The pilots are carrying out a strike over Air France's plans to expand the low-cost operations of its Transavia brand by setting up foreign bases as it seeks to fight back against fierce competition from budget carriers.

Jean-Louis Barber, head of the Air France section of the SNPL pilots union, told Le Monde newspaper it may vote to extend the strike beyond a previously set limit of Sept. 22.

"The CEO of Air France cannot run the company without his pilots," Le Monde daily newspaper cited Barber as saying.

Air France-KLM Chief Executive Alexandre de Juniac said just 42 percent of flights would operate as pilots and management prepared for a new round of negotiations on Thursday.

"I am asking the pilots: come on board with us," Juniac told RMC radio earlier. "Negotiations are not over, we are starting again this afternoon."

Air France is trying to boost its earnings by expanding Transavia but says that in doing so it is not trying to replace Air France.

The SNPL union has said its members are worried the company will abandon Transavia's development in France, blaming them, and focus on its expansion elsewhere in Europe, moving jobs outside the country.
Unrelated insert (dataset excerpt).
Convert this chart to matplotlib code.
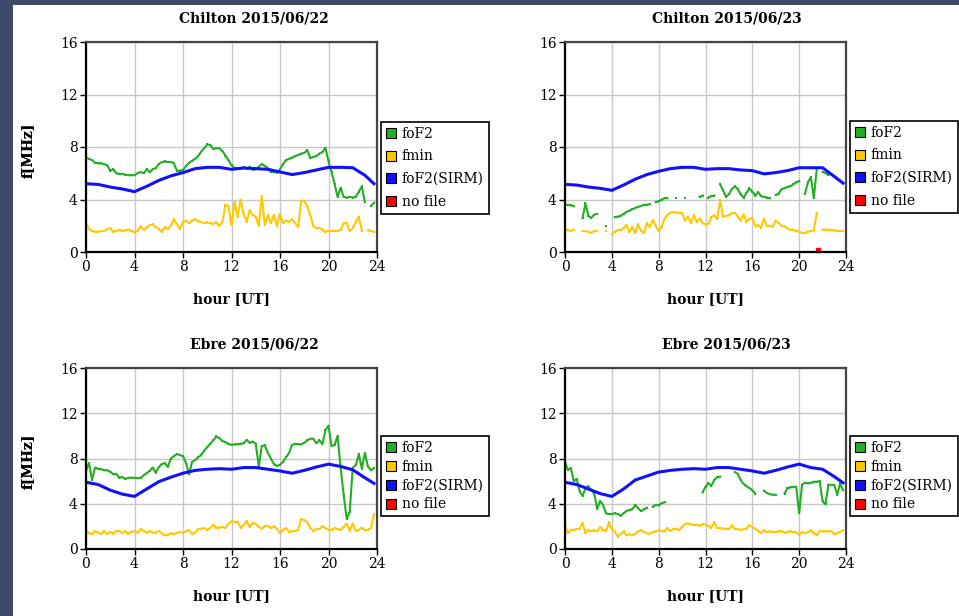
import numpy as np
import matplotlib
matplotlib.use("Agg")
import matplotlib.pyplot as plt
from matplotlib.lines import Line2D
from matplotlib.patches import Rectangle

nan = np.nan

# 15-minute sampling for the measured series, hourly for the model curve
hours = np.arange(96) * 0.25
sirm_hours = np.r_[np.arange(24), 23.75]

# ---- Chilton 2015/06/22 ----
chilton22_fof2 = [
    7.2, 7.1, 7.0, 6.8, 6.75, 6.75, 6.7, 6.6,
    6.2, 6.3, 6.0, 5.95, 5.95, 5.9, 5.85, 5.85,
    5.85, 6.0, 6.1, 6.0, 6.3, 6.1, 6.3, 6.4,
    6.7, 6.85, 6.9, 6.85, 6.85, 6.75, 6.2, 6.2,
    6.25, 6.55, 6.8, 6.95, 7.1, 7.3, 7.65, 7.9,
    8.2, 8.15, 7.85, 7.9, 7.9, 7.7, 7.35, 7.0,
    6.6, 6.4, 6.4, 6.4, 6.45, 6.35, 6.5, 6.25,
    6.3, 6.5, 6.7, 6.55, 6.4, 6.1, 6.1, 6.05,
    6.3, 6.7, 7.0, 7.1, 7.2, 7.3, 7.4, 7.5,
    7.55, 7.75, 7.15, 7.25, 7.3, 7.5, 7.6, 7.95,
    6.9, 6.1, 5.2, 4.2, 4.9, 4.2, 4.15, 4.2,
    4.15, 4.2, 4.6, 5.0, 3.8, nan, 3.5, 3.75,
]
chilton22_fmin = [
    2.2, 1.75, 1.6, 1.55, 1.55, 1.6, 1.6, 1.75,
    1.8, 1.55, 1.6, 1.7, 1.6, 1.65, 1.7, 1.6,
    1.5, 1.6, 1.95, 1.7, 1.85, 2.05, 2.1, 1.9,
    1.75, 1.55, 1.9, 1.75, 2.0, 2.5, 2.1, 1.75,
    2.3, 2.4, 2.2, 2.4, 2.5, 2.35, 2.3, 2.2,
    2.25, 2.2, 2.15, 2.25, 2.0, 2.3, 3.6, 3.5,
    2.05, 3.8, 2.7, 4.0, 2.9, 2.3, 3.2, 2.8,
    2.7, 2.0, 4.3, 2.05, 2.8, 2.2, 2.8, 2.0,
    2.9, 2.2, 2.4, 2.3, 2.5, 2.2, 1.9, 3.9,
    3.9, 3.5, 2.8, 2.0, 1.8, 1.85, 1.7, 1.55,
    1.6, 1.6, 1.6, 1.6, 1.7, 2.2, 2.2, 1.6,
    1.8, 2.3, 2.7, 1.6, nan, 1.65, 1.6, 1.55,
]
chilton22_sirm = [5.2, 5.15, 4.95, 4.8, 4.6, 5.0, 5.45, 5.8, 6.05, 6.35, 6.45, 6.45,
                  6.3, 6.4, 6.35, 6.3, 6.1, 5.9, 6.05, 6.25, 6.45, 6.45, 6.42, 5.85, 5.2]

# ---- Chilton 2015/06/23 ----
chilton23_fof2 = [
    3.6, 3.6, 3.55, 3.5, nan, nan, 2.6, 3.7,
    2.75, 2.6, 2.85, 2.9, nan, nan, 2.0, nan,
    nan, 2.65, 2.7, 2.75, 2.9, 3.05, 3.15, 3.25,
    3.35, 3.45, 3.5, 3.6, 3.6, 3.65, nan, 3.8,
    3.85, 4.0, 4.1, 4.1, nan, nan, 4.15, nan,
    nan, 4.15, nan, nan, nan, nan, 4.2, 4.3,
    nan, 4.15, 4.25, 4.3, nan, 5.15, 4.7, 4.2,
    4.4, 4.8, 5.0, 4.8, 4.4, 4.15, 4.5, 4.85,
    4.6, 4.3, 4.55, 4.25, 4.2, 4.15, 4.1, nan,
    4.35, 4.45, 4.8, 4.85, 4.95, 5.0, 5.15, 5.3,
    5.4, nan, 4.45, 5.3, 5.7, 4.1, 6.3, nan,
    6.1, 6.0, 5.9, 5.95, 5.8, 5.6, 5.4, 5.25,
]
chilton23_fmin = [
    1.8, 1.65, 1.6, 1.7, nan, nan, 1.6, 1.6,
    1.55, 1.45, 1.6, 1.6, nan, nan, 1.6, nan,
    1.35, 1.55, 1.65, 1.7, 1.8, 2.05, 1.55, 1.9,
    1.45, 2.1, 1.6, 1.45, 2.2, 1.9, 2.45, 2.0,
    1.6, 1.9, 2.55, 2.8, 3.0, 3.05, 3.0, 3.0,
    2.95, 2.4, 2.7, 2.2, 2.8, 2.3, 2.55, 2.2,
    2.1, 2.15, 2.65, 2.8, 2.5, 3.95, 2.7, 2.75,
    2.8, 2.95, 3.0, 2.7, 2.4, 2.85, 2.3, 2.5,
    2.6, 1.95, 2.05, 1.85, 2.55, 1.95, 2.0, 1.9,
    2.4, 2.2, 2.0, 1.95, 1.8, 1.7, 1.7, 1.6,
    1.55, 1.45, 1.45, 1.55, 1.6, 1.65, 2.95, nan,
    1.7, 1.7, 1.7, 1.65, 1.65, 1.6, 1.6, 1.6,
]
chilton23_sirm = [5.15, 5.1, 4.95, 4.85, 4.7, 5.1, 5.55, 5.9, 6.15, 6.35, 6.45, 6.45,
                  6.3, 6.35, 6.35, 6.25, 6.2, 5.95, 6.05, 6.2, 6.42, 6.42, 6.42, 5.75, 5.25]
chilton23_nofile_h = [21.6]
chilton23_nofile_v = [0.15]

# ---- Ebre 2015/06/22 ----
ebre22_fof2 = [
    6.9, 7.6, 6.1, 7.2, 7.1, 7.05, 6.95, 6.95,
    6.85, 6.6, 6.65, 6.3, 6.35, 6.2, 6.3, 6.3,
    6.3, 6.25, 6.3, 6.5, 6.7, 6.9, 7.2, 6.75,
    7.25, 7.5, 7.6, 7.25, 8.0, 8.2, 8.4, 8.3,
    8.2, 7.6, 6.6, 7.7, 7.85, 8.1, 8.3, 8.7,
    9.0, 9.3, 9.6, 9.95, 9.8, 9.55, 9.45, 9.3,
    9.2, 9.25, 9.25, 9.3, 9.35, 9.65, 9.4, 9.5,
    9.3, 7.3, 9.1, 9.15, 8.5, 8.0, 7.5, 7.35,
    7.45, 7.7, 8.1, 8.5, 9.2, 9.3, 9.25, 9.25,
    9.4, 9.6, 9.75, 9.75, 9.35, 9.6, 9.3, 10.5,
    10.9, 9.1, 9.2, 10.0, 7.2, 4.8, 2.65, 3.3,
    7.2, 7.4, 8.4, 7.1, 8.5, 7.3, 6.95, 7.15,
]
ebre22_fmin = [
    1.7, 1.4, 1.3, 1.6, 1.45, 1.35, 1.6, 1.35,
    1.5, 1.35, 1.55, 1.6, 1.4, 1.55, 1.35, 1.5,
    1.6, 1.45, 1.75, 1.6, 1.45, 1.6, 1.45, 1.45,
    1.6, 1.4, 1.2, 1.25, 1.4, 1.3, 1.45, 1.5,
    1.45, 1.55, 1.65, 1.35, 1.45, 1.75, 1.8, 1.85,
    1.7, 1.85, 2.1, 1.9, 1.9, 1.95, 1.85, 2.2,
    2.45, 2.4, 2.4, 1.9, 2.1, 2.45, 1.95, 2.3,
    2.2, 1.95, 1.8, 2.0, 2.05, 1.85, 2.0, 1.8,
    1.4, 1.65, 1.85, 1.5, 1.55, 1.6, 1.7, 2.65,
    2.55, 2.35, 1.9, 1.55, 1.8, 1.75, 2.0, 1.85,
    1.7, 1.7, 1.85, 1.75, 1.7, 1.95, 2.25, 1.6,
    2.25, 1.6, 1.7, 1.9, 1.65, 1.7, 1.85, 3.05,
]
ebre22_sirm = [5.9, 5.7, 5.2, 4.85, 4.65, 5.3, 5.95, 6.35, 6.7, 6.95, 7.05, 7.1,
               7.05, 7.2, 7.2, 7.05, 6.9, 6.7, 6.95, 7.25, 7.5, 7.3, 7.0, 6.3, 5.8]

# ---- Ebre 2015/06/23 ----
ebre23_fof2 = [
    7.7, 7.0, 7.15, 6.0, 6.2, 5.1, 4.7, 5.35,
    5.55, 5.2, 4.9, 3.55, 4.25, 3.9, 3.15, 3.1,
    3.1, 3.15, 3.1, 2.95, 3.15, 3.35, 3.45, 3.5,
    3.9, 3.6, 3.35, 3.5, 3.65, nan, 3.75, 3.9,
    3.85, 4.05, 4.12, nan, nan, nan, nan, nan,
    nan, nan, nan, nan, nan, nan, nan, 5.0,
    5.5, 5.8, 5.6, 6.1, 6.35, 6.4, nan, nan,
    nan, nan, 6.8, 6.65, 6.1, 5.75, 5.55, 5.4,
    5.2, 4.9, nan, nan, 5.15, 4.95, 4.85, 4.8,
    4.8, nan, nan, 4.9, 5.35, 5.45, 5.5, 5.5,
    3.15, 5.7, 5.85, 5.8, 5.85, 5.95, 5.95, 6.0,
    4.2, 3.95, 5.7, 5.65, 5.65, 4.8, 5.8, 5.2,
]
ebre23_fmin = [
    2.1, 1.4, 1.65, 1.7, 1.75, 1.8, 2.3, 1.45,
    1.7, 1.55, 1.65, 1.55, 1.95, 1.7, 1.55, 2.35,
    1.75, 1.5, 1.1, 1.3, 1.55, 1.2, 1.3, 1.2,
    1.35, 1.55, 1.65, 1.5, 1.4, 1.35, 1.5, 1.55,
    1.65, 1.6, 1.55, 1.85, 1.6, 1.75, 1.8, 1.65,
    1.95, 2.25, 2.25, 2.2, 2.1, 2.15, 2.05, 2.2,
    2.15, 2.05, 1.9, 2.35, 1.85, 1.85, 1.8, 1.8,
    1.75, 2.1, 1.75, 1.75, 1.7, 1.75, 1.8, 2.1,
    1.95, 1.8, 1.6, 1.4, 1.65, 1.5, 1.55, 1.5,
    1.5, 1.55, 1.55, 1.45, 1.5, 1.55, 1.5, 1.5,
    1.25, 1.5, 1.4, 1.5, 1.65, 1.4, 1.2, 1.6,
    1.55, 1.55, 1.55, 1.6, 1.3, 1.4, 1.5, 1.65,
]
ebre23_sirm = [5.9, 5.7, 5.3, 4.9, 4.65, 5.3, 6.1, 6.45, 6.8, 6.95, 7.05, 7.1,
               7.05, 7.2, 7.2, 7.05, 6.9, 6.7, 6.95, 7.25, 7.5, 7.2, 7.05, 6.4, 5.85]

legend_labels = ["foF2", "fmin", "foF2(SIRM)", "no file"]
GREEN, YELLOW, BLUE, RED = "#22b022", "#ffc800", "#1010ff", "#ff0000"
x_ticks = [0, 4, 8, 12, 16, 20, 24]
y_ticks = [0, 4, 8, 12, 16]

W, H = 959, 616
plt.rcParams["font.family"] = ["DejaVu Serif"]

fig = plt.figure(figsize=(W / 100, H / 100), dpi=100, facecolor="white")
# dark page border on the left and top
fig.patches.append(Rectangle((0, 0), 13 / W, 1, transform=fig.transFigure,
                             facecolor="#3d4b6b", edgecolor="none", zorder=-10))
fig.patches.append(Rectangle((0, 1 - 5 / H), 1, 5 / H, transform=fig.transFigure,
                             facecolor="#3d4b6b", edgecolor="none", zorder=-10))


def fx(px):
    return px / W


def fy(py):
    return 1 - py / H


# (title, fof2, fmin, sirm, nofile, axes box px (l, t, r, b), title x, legend (x, y), label spacing)
panels = [
    ("Chilton 2015/06/22", chilton22_fof2, chilton22_fmin, chilton22_sirm, None,
     (86, 42, 377, 252), 254, (381, 122), 0.62),
    ("Chilton 2015/06/23", chilton23_fof2, chilton23_fmin, chilton23_sirm,
     (chilton23_nofile_h, chilton23_nofile_v), (565, 42, 846, 252), 727, (850, 121), 0.62),
    ("Ebre 2015/06/22", ebre22_fof2, ebre22_fmin, ebre22_sirm, None,
     (86, 368, 377, 549), 254, (381, 436), 0.35),
    ("Ebre 2015/06/23", ebre23_fof2, ebre23_fmin, ebre23_sirm, None,
     (565, 368, 846, 549), 726, (850, 436), 0.35),
]

for title, fof2, fmin, sirm, nofile, box, tx, leg_xy, lsp in panels:
    l, t, r, b = box
    ax = fig.add_axes([fx(l), fy(b), fx(r) - fx(l), fy(t) - fy(b)])
    ax.set_xlim(0, 24)
    ax.set_ylim(0, 16)
    ax.set_xticks(x_ticks)
    ax.set_yticks(y_ticks)
    ax.grid(True, color="#c8c8c8", linewidth=1.0)
    ax.set_axisbelow(True)
    ax.tick_params(direction="out", length=4, width=1, labelsize=10, pad=2)
    for side in ["top", "right"]:
        ax.spines[side].set_color("#444444")
        ax.spines[side].set_linewidth(1.6)
    for side in ["left", "bottom"]:
        ax.spines[side].set_color("black")
        ax.spines[side].set_linewidth(1.6)

    ax.plot(hours, fmin, color=YELLOW, lw=1.5, marker="s", ms=1.8, mew=0)
    ax.plot(hours, fof2, color=GREEN, lw=1.5, marker="s", ms=1.8, mew=0)
    ax.plot(sirm_hours, sirm, color=BLUE, lw=2.2)
    if nofile is not None:
        ax.plot(nofile[0], nofile[1], linestyle="none", marker="s", ms=3.5,
                color=RED, clip_on=False)

    fig.text(fx(tx), fy(t - 23), title, ha="center", va="center",
             fontsize=10, fontweight="bold")
    fig.text(fx(28), fy((t + b) / 2 + 3), "f[MHz]", rotation=90, ha="center",
             va="center", fontsize=10, fontweight="bold")
    fig.text(fx((l + r) / 2), fy(b + 47), "hour [UT]", ha="center", va="center",
             fontsize=10, fontweight="bold")

    handles = [Line2D([], [], linestyle="none", marker="s", ms=6.5,
                      markerfacecolor=c, markeredgecolor="black", mew=0.8)
               for c in (GREEN, YELLOW, BLUE, RED)]
    leg = fig.legend(handles, legend_labels, loc="upper left",
                     bbox_to_anchor=(fx(leg_xy[0]), fy(leg_xy[1])),
                     bbox_transform=fig.transFigure, borderaxespad=0,
                     fontsize=10, frameon=True, fancybox=False, framealpha=1,
                     edgecolor="black", handlelength=0.7, handletextpad=0.45,
                     borderpad=0.35, labelspacing=lsp)
    leg.get_frame().set_linewidth(1.2)

fig.savefig("out.png", dpi=100)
Juniac said he had told pilots there would be a strict separation between Transavia's French and European branches, with the latter not allowed to land in French cities where the former was operating.

In each hub where Transavia operates, pilots will work under local employment terms, which entail higher wages and more favourable conditions in France than in, say, Portugal.

The dispute highlights discrepancies in wages, labour conditions and welfare coverage between European countries which are theoretically part of a single market for goods and services, but in fact compete with each other for jobs.

Juniac has estimated the strike is costing the company 10 million to 15 million euros (£7.8-£11.8 million) per day.

"Air France management has total responsibility for the conflict with its pilots," the smaller SPAF pilots union said in a statement on Thursday.

"There is no exciting project for Air France pilots, only an unacceptable blackmail on their job conditions on the back of an industrial outsourcing strategy."